Sunday, November 4, 2012

Don't Mime if I Don't



I ran in to a friend of a friend at a bar in late September, a few weeks after my black, shriveled heart was flicked away by my ex.

He used to play in a band with my old college friends.

He asked me out.

We went out.

I was safely out of the denial period of my grief over the break up. Now, I was skillfully straddling the line between unchecked rage for the male species and drunken slut phase. Needless to say, this is not the best mindset to have on one's first date.

Four expensive Bourbons later, I was sobbing whiskey tears and blabbing something about my exhaustion over being a newly-single mother to two dogs and a newly-acquired desire for forced lesbianism (no, this did not work by the way).

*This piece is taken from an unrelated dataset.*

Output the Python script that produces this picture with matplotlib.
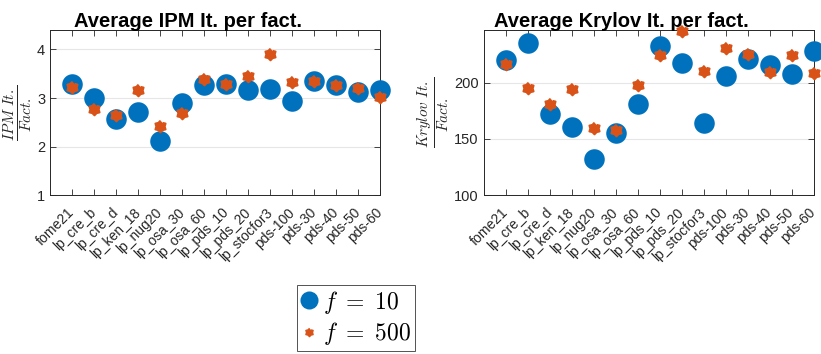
import numpy as np
import matplotlib
matplotlib.use("Agg")
import matplotlib.pyplot as plt
from matplotlib.lines import Line2D

plt.rcParams["font.family"] = ["Liberation Sans", "DejaVu Sans"]
plt.rcParams["mathtext.fontset"] = "cm"

problems = ["fome21", "lp_cre_b", "lp_cre_d", "lp_ken_18", "lp_nug20",
            "lp_osa_30", "lp_osa_60", "lp_pds_10", "lp_pds_20", "lp_stocfor3",
            "pds-100", "pds-30", "pds-40", "pds-50", "pds-60"]

ipm_f10 = [3.28, 3.01, 2.56, 2.72, 2.12, 2.90, 3.27, 3.28, 3.16, 3.19,
           2.94, 3.36, 3.26, 3.12, 3.16]
ipm_f500 = [3.23, 2.78, 2.64, 3.17, 2.42, 2.70, 3.40, 3.28, 3.45, 3.90,
            3.32, 3.36, 3.26, 3.21, 3.03]

krylov_f10 = [220.5, 235.4, 172.0, 160.4, 131.8, 155.0, 181.3, 232.4, 217.6,
              164.6, 206.3, 221.4, 216.0, 208.0, 228.0]
krylov_f500 = [216.7, 195.8, 181.3, 194.6, 159.5, 158.0, 198.2, 225.0, 245.8,
               210.7, 230.7, 225.6, 210.0, 224.7, 208.6]

blue = "#0072BD"
orange = "#D95319"

# hexagram marker like matlab's (fat arms)
ang = np.linspace(0, 2 * np.pi, 13)[:-1] + np.pi / 2
rad = np.where(np.arange(12) % 2 == 0, 1.0, 0.72)
hexagram = list(zip(rad * np.cos(ang), rad * np.sin(ang)))

fig = plt.figure(figsize=(8.21, 3.54), dpi=100)
ax1 = fig.add_axes([0.061, 0.449, 0.402, 0.466])
ax2 = fig.add_axes([0.589, 0.449, 0.402, 0.466])

x = np.arange(1, len(problems) + 1)

panels = [
    (ax1, ipm_f10, ipm_f500, "Average IPM It. per fact.",
     r"$\frac{IPM\ It.}{Fact.}$", (1, 4.4), [1, 2, 3, 4]),
    (ax2, krylov_f10, krylov_f500, "Average Krylov It. per fact.",
     r"$\frac{Krylov\ It.}{Fact.}$", (100, 247), [100, 150, 200]),
]

for ax, v10, v500, title, ylab, ylim, yt in panels:
    ax.plot(x, v10, "o", color=blue, markersize=14.8, markeredgewidth=0,
            clip_on=False, zorder=3)
    ax.plot(x, v500, linestyle="none", marker=hexagram, color=orange,
            markersize=8.5, markeredgewidth=1.4, markeredgecolor=orange,
            clip_on=False, zorder=4)
    ax.set_xlim(0, 15)
    ax.set_ylim(*ylim)
    ax.set_yticks(yt)
    ax.set_xticks(x)
    ax.set_xticklabels(problems, rotation=45, ha="right", va="center",
                       rotation_mode="anchor", fontsize=10, color="#262626")
    ax.tick_params(axis="x", pad=11)
    ax.tick_params(axis="y", labelsize=10.5, labelcolor="#262626")
    ax.tick_params(direction="in", top=True, right=True, length=4,
                   width=0.6, color="#262626")
    ax.yaxis.grid(True, color="#e6e6e6", linewidth=0.8)
    ax.set_axisbelow(True)
    for s in ax.spines.values():
        s.set_color("#262626")
        s.set_linewidth(0.7)
    ax.set_title(title, fontsize=14.5, fontweight="bold", x=0.418, pad=2)
    ax.set_ylabel(ylab, fontsize=15.5, color="#262626", labelpad=2)

# legend proxies (matlab legend draws the star smaller)
handles = [
    Line2D([], [], linestyle="none", marker="o", color=blue,
           markersize=13, markeredgewidth=0),
    Line2D([], [], linestyle="none", marker=hexagram, color=orange,
           markersize=6, markeredgewidth=1.0, markeredgecolor=orange),
]
labels = [r"$f\ =\ 10$", r"$f\ =\ 500$"]
leg = fig.legend(handles, labels, loc="upper left",
                 bbox_to_anchor=(0.362, 0.195), fontsize=17,
                 frameon=True, fancybox=False, handlelength=0.7,
                 handletextpad=0.25, borderpad=0.15, labelspacing=0.2,
                 borderaxespad=0)
leg.get_frame().set_edgecolor("#262626")
leg.get_frame().set_linewidth(0.7)

fig.savefig("out.png", dpi=100)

Sloppy walk, sloppier kissing, and sloppier-yet late dinner together were all surpassed by the figurative black cherry that topped this ever-so-classy night off: getting robbed by a crackhead in downtown.

Keys, wallet, checkbook, purse, phone, dignity... all gone.

For some reason, he was still miraculously intrigued and pursued me. I was shocked, to say the least. But he says even less. He's a mime. That's right. A white-faced, pantomiming, creepy, annoying caricature of an asexual being that we all feel the urge to punch in the groin.

Desperate? Me? Yes.

We started "seeing" each other. Or "sleeping" with each other.

About one month in, he has a talk with me. I don't remember much beyond "I don't think we'd work out. But I still want to be friends."

That's right. Mime Guy broke up with me. A person who spends money on clothing and face paint to walk around parties (unpaid) and harass patrons somehow managed to dump me. We weren't even together!

I'm on a roll, but not quite rockin'.